The Expulsion of the Jews of Spain
Graham Noble examines the origins and traces the consequences of the notorious Edict of 1492.
A discussion of anti-Semitism in the Middle Ages inevitably raises spectres from Europe’s more recent past. Can we ever talk of Jewish ghettos, forced expulsions and badges of identification without remembering the terrible use to which they were put in the twentieth century? My intention here is to examine one event from the late medieval period, the expulsion of the Jews of Spain in 1492, and to look at its origins, its scale and its impact. Cruel and prejudicial though it was, should this occurrence be regarded as an early step along, what has been called, a ‘twisted road to Auschwitz’?
The Edict of Expulsion
We order all Jews and Jewesses of whatever age they may be, who live, reside, and exist in our said kingdoms and lordships … that by the end of the month of July next of the present year, they depart from all of these our said realms.

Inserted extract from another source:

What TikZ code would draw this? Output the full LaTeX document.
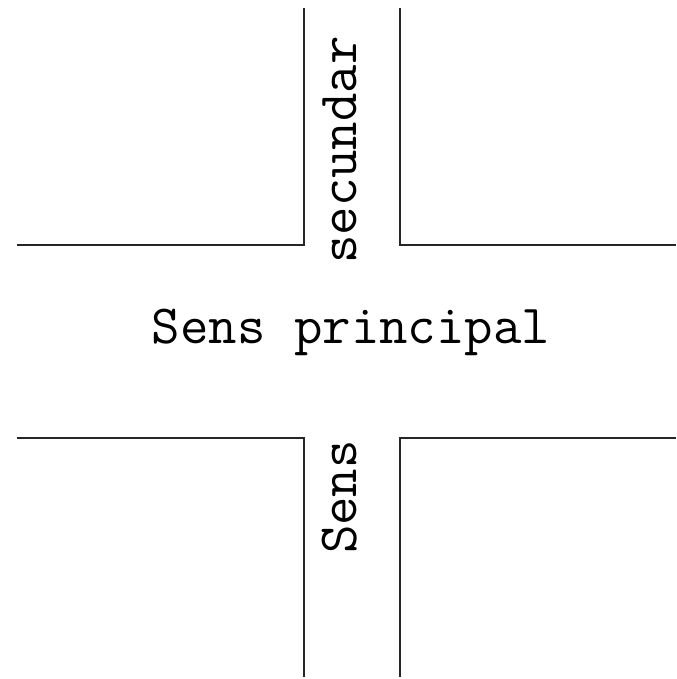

These were the words from 1492 of the monarchs of Spain, Ferdinand and Isabella, announcing the beginning of a new policy aimed at the complete destruction of Spanish Judaism. The terms of the edict were unbending: Jews in Aragon and Castile were given four months to accept Christian baptism or leave the country. Those who chose exile were allowed to sell their possessions, once outstanding debts had been cleared, but could not take with them either silver or gold. It set in train a sorry exodus of so-called Sephardic (or Spanish) Jews, who were commonly robbed, cheated and despised as they made their long journeys towards sanctuary.